In 1965 Asola left Oslo and invested heavily in a new factory in Vestby. Bjarne Rundhovde of Moss had become manager by this time, while the production manager Hjalmar "Ruben" Jensen, with long experience from Freia and Kielland, kept up old recipes while developing new ones. The new factory was nearly 10,000 square meters, and a large rationalization scheme underlay the planning. New premises, new machines, and an efficient structure gave hope of greater profitability through both increased production and reduced staffing, from around 120 to 70 workers.

The plan was to continue with chocolate and sugar goods, but the Vestby plant also opened possibilities for other kinds of food production.
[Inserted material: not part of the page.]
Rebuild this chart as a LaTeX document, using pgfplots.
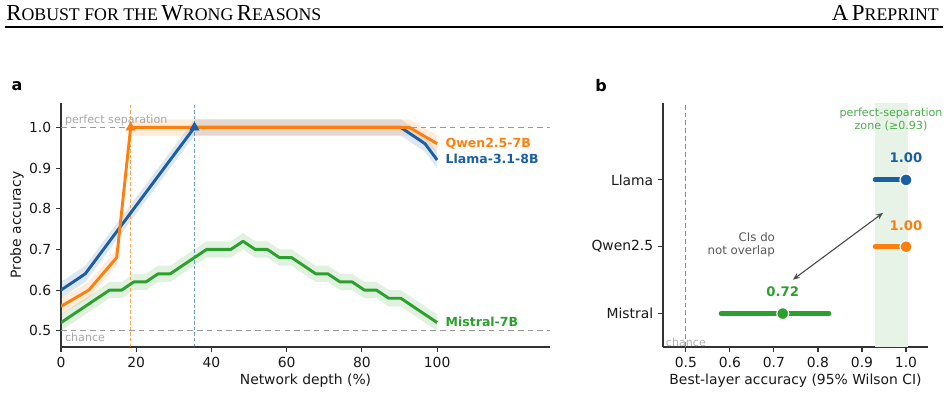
\documentclass[border=0pt]{standalone}
\usepackage{fontspec}
\setmainfont{DejaVu Sans}
\newfontfamily\serif{Liberation Serif}
\usepackage{pgfplots}
\usepackage{pgfplotstable}
\pgfplotsset{compat=1.18}
\usepgfplotslibrary{fillbetween}
\usetikzlibrary{arrows.meta}
\definecolor{cO}{HTML}{FF7F0E}
\definecolor{cG}{HTML}{2CA02C}
\definecolor{cB}{HTML}{1A5FA6}
\definecolor{spine}{HTML}{333333}
\definecolor{zone}{HTML}{E6F3E6}

\pgfplotstableread{
x y
0 0.60
6.45 0.64
35.48 1.00
90.32 1.00
96.77 0.96
100 0.92
}\llama
\pgfplotstableread{
x y
0 0.56
7.41 0.60
14.81 0.68
18.52 1.00
92.59 1.00
100 0.96
}\qwen
\pgfplotstableread{
x y
0 0.52
12.90 0.60
16.13 0.60
19.35 0.62
22.58 0.62
25.81 0.64
29.03 0.64
38.71 0.70
45.16 0.70
48.39 0.72
51.61 0.70
54.84 0.70
58.06 0.68
61.29 0.68
67.74 0.64
70.97 0.64
74.19 0.62
77.42 0.62
80.65 0.60
83.87 0.60
87.10 0.58
90.32 0.58
100 0.52
}\mistral

\newcommand\BIG[1]{{\fontsize{16.5}{18}\selectfont #1}}
\newcommand\SM[1]{{\fontsize{12.8}{14}\selectfont #1}}

\begin{document}
\begin{tikzpicture}
\pgfplotsset{
  every axis/.append style={
    scale only axis,
    axis x line*=bottom, axis y line*=left,
    axis line style={spine, line width=0.9pt, -},
    tick align=outside, major tick length=3.5pt,
    every tick/.style={spine, line width=0.8pt},
    tick label style={font=\fontsize{10}{12}\selectfont, text=black!90},
    label style={font=\fontsize{10}{12}\selectfont, text=black!90},
    /pgf/number format/assume math mode=true,
  }
}
% ---------------- panel a
\begin{axis}[
  at={(43.92pt,-249.84pt)}, anchor=south west,
  width=352.08pt, height=175.68pt,
  xmin=0, xmax=130, ymin=0.46, ymax=1.06,
  xtick={0,20,40,60,80,100},
  ytick={0.5,0.6,0.7,0.8,0.9,1.0},
  yticklabel style={/pgf/number format/.cd, fixed, fixed zerofill, precision=1},
  xlabel={Network depth (\%)},
  ylabel={Probe accuracy},
  xlabel style={yshift=2pt},
  ylabel style={yshift=-3pt},
]
% reference lines
\addplot[black!40, line width=0.9pt, dash pattern=on 4pt off 3pt, forget plot] coordinates {(0,1) (130,1)};
\addplot[black!40, line width=0.9pt, dash pattern=on 4pt off 3pt, forget plot] coordinates {(0,0.5) (130,0.5)};
\addplot[cO, opacity=0.7, line width=0.8pt, dash pattern=on 2.5pt off 1.5pt, forget plot] coordinates {(18.52,0.46) (18.52,1.06)};
\addplot[cB, opacity=0.6, line width=0.8pt, dash pattern=on 2.5pt off 1.5pt, forget plot] coordinates {(35.48,0.46) (35.48,1.06)};
% bands
\addplot[name path=lu, draw=none, forget plot] table[x=x, y expr=\thisrow{y}+0.02]{\llama};
\addplot[name path=ll, draw=none, forget plot] table[x=x, y expr=\thisrow{y}-0.02]{\llama};
\addplot[cB, fill opacity=0.15, draw=none, forget plot] fill between[of=lu and ll];
\addplot[name path=qu, draw=none, forget plot] table[x=x, y expr=\thisrow{y}+0.02]{\qwen};
\addplot[name path=ql, draw=none, forget plot] table[x=x, y expr=\thisrow{y}-0.02]{\qwen};
\addplot[cO, fill opacity=0.15, draw=none, forget plot] fill between[of=qu and ql];
\addplot[name path=mu, draw=none, forget plot] table[x=x, y expr=\thisrow{y}+0.02]{\mistral};
\addplot[name path=ml, draw=none, forget plot] table[x=x, y expr=\thisrow{y}-0.02]{\mistral};
\addplot[cG, fill opacity=0.15, draw=none, forget plot] fill between[of=mu and ml];
% lines
\addplot[cB, line width=2.1pt, line join=round] table[x=x,y=y]{\llama};
\addplot[cO, line width=2.1pt, line join=round] table[x=x,y=y]{\qwen};
\addplot[cG, line width=2.1pt, line join=round] table[x=x,y=y]{\mistral};
\addplot[only marks, mark=triangle*, mark size=3.8pt, cO] coordinates {(18.52,1.0)};
\addplot[only marks, mark=triangle*, mark size=3.8pt, cB] coordinates {(35.48,1.0)};
% text
\node[anchor=south west, inner sep=0pt, text=black!35, font=\fontsize{8}{9}\selectfont] at (axis cs:1,1.004) {perfect separation};
\node[anchor=north west, inner sep=0pt, text=black!35, font=\fontsize{8}{9}\selectfont] at (axis cs:1,0.494) {chance};
\node[anchor=west, inner sep=0pt, text=cO, font=\bfseries\fontsize{9}{10}\selectfont] at (axis cs:102.2,0.961) {Qwen2.5-7B};
\node[anchor=west, inner sep=0pt, text=cB, font=\bfseries\fontsize{9}{10}\selectfont] at (axis cs:102.2,0.922) {Llama-3.1-8B};
\node[anchor=west, inner sep=0pt, text=cG, font=\bfseries\fontsize{9}{10}\selectfont] at (axis cs:102.2,0.522) {Mistral-7B};
\end{axis}
% ---------------- panel b
\begin{axis}[
  at={(477.36pt,-249.84pt)}, anchor=south west,
  width=190.8pt, height=175.68pt,
  xmin=0.448, xmax=1.05, ymin=-0.5, ymax=3.15,
  xtick={0.5,0.6,0.7,0.8,0.9,1.0},
  xticklabel style={/pgf/number format/.cd, fixed, fixed zerofill, precision=1},
  ytick={0,1,2}, yticklabels={Mistral,Qwen2.5,Llama},
  xlabel={Best-layer accuracy (95\% Wilson CI)},
  xlabel style={yshift=2pt},
  clip=false,
]
\addplot[fill=zone, draw=none, forget plot] coordinates {(0.93,-0.5) (1.005,-0.5) (1.005,3.15) (0.93,3.15)} -- cycle;
\addplot[black!45, line width=0.8pt, dash pattern=on 3.5pt off 2.2pt, forget plot] coordinates {(0.5,-0.5) (0.5,3.15)};
\node[text=black!30, inner sep=0pt, font=\fontsize{8}{9}\selectfont] at (axis cs:0.5,-0.43) {chance};
% CIs
\addplot[cG, line width=3.5pt, line cap=round] coordinates {(0.58,0) (0.825,0)};
\addplot[cO, line width=3.5pt, line cap=round] coordinates {(0.93,1) (1.0,1)};
\addplot[cB, line width=3.5pt, line cap=round] coordinates {(0.93,2) (1.0,2)};
\addplot[only marks, mark=*, mark size=4.3pt, mark options={fill=cG, draw=white, line width=0.9pt}] coordinates {(0.72,0)};
\addplot[only marks, mark=*, mark size=4.3pt, mark options={fill=cO, draw=white, line width=0.9pt}] coordinates {(1.0,1)};
\addplot[only marks, mark=*, mark size=4.3pt, mark options={fill=cB, draw=white, line width=0.9pt}] coordinates {(1.0,2)};
\node[text=cB, font=\bfseries\fontsize{9.5}{11}\selectfont] at (axis cs:1.0,2.33) {1.00};
\node[text=cO, font=\bfseries\fontsize{9.5}{11}\selectfont] at (axis cs:1.0,1.32) {1.00};
\node[text=cG, font=\bfseries\fontsize{9.5}{11}\selectfont] at (axis cs:0.72,0.33) {0.72};
\node[text=black!65, align=right, anchor=east, inner sep=0pt, font=\fontsize{8.5}{10}\selectfont] at (axis cs:0.703,1.03) {CIs do\\not overlap};
\node[text=cG!85, align=center, inner sep=0pt, font=\fontsize{8}{9.5}\selectfont] at (axis cs:0.966,2.9) {perfect-separation\\zone (≥0.93)};
\draw[black!70, line width=0.8pt, {Stealth[length=5pt,width=4pt]}-{Stealth[length=5pt,width=4pt]}] (axis cs:0.743,0.507) -- (axis cs:0.948,1.507);
\end{axis}
% ---------------- header and panel letters
\begin{scope}[x=0.72pt, y=-0.72pt]
\node[anchor=base west, inner sep=0pt, font=\serif] at (6,20) {\BIG{R}\SM{OBUST FOR THE} \BIG{W}\SM{RONG} \BIG{R}\SM{EASONS}};
\node[anchor=base east, inner sep=0pt, font=\serif] at (939,20) {\BIG{A} \BIG{P}\SM{REPRINT}};
\draw[black, line width=1.2pt] (5,26.8) -- (943,26.8);
\node[inner sep=0pt, font=\bfseries\fontsize{11.5}{13}\selectfont] at (17,86) {a};
\node[inner sep=0pt, font=\bfseries\fontsize{11.5}{13}\selectfont] at (601,86) {b};
\end{scope}
\pgfresetboundingbox
\useasboundingbox (0,0) rectangle (682.56pt,-287.28pt);
\end{tikzpicture}
\end{document}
In 1965 Aftenposten hinted secretively at large export opportunities, suggesting that a large American chain had taken Asola products into its range; food exports to the United States were no small matter.

The investment in Vestby brought a large increase in capacity that could not be fully used, and the great American venture appears not to have materialized, so profitability was poor. Cooperation was then begun within the industry, including with Kiellands Dropsfabrikk, which took over some products, among them the IFA pastille.

In 1968 a new large-industrial owner came in when Tiedemanns took over Asola. Expecting a decline in tobacco, Tiedemann invested in other industry, including foodstuffs and snacks, and the large group could help make better use of the Vestby plant. The last Asola chocolate was produced in 1974. When chocolate production was closed, the production of dog food and oat nuts at the Stavanger factory No-Ko, also controlled by Tiedemanns, was moved from Stavanger to the Asola factory in Vestby, and Tiedemanns used the remaining capacity to pack tobacco goods.

Asola in Vestby continued as a producer and marketer of cat and dog food, including Snøgg dog food, and of snacks and breakfast cereal such as golden oat nuts. In 1985 all of this was taken over by Nestlé Norge.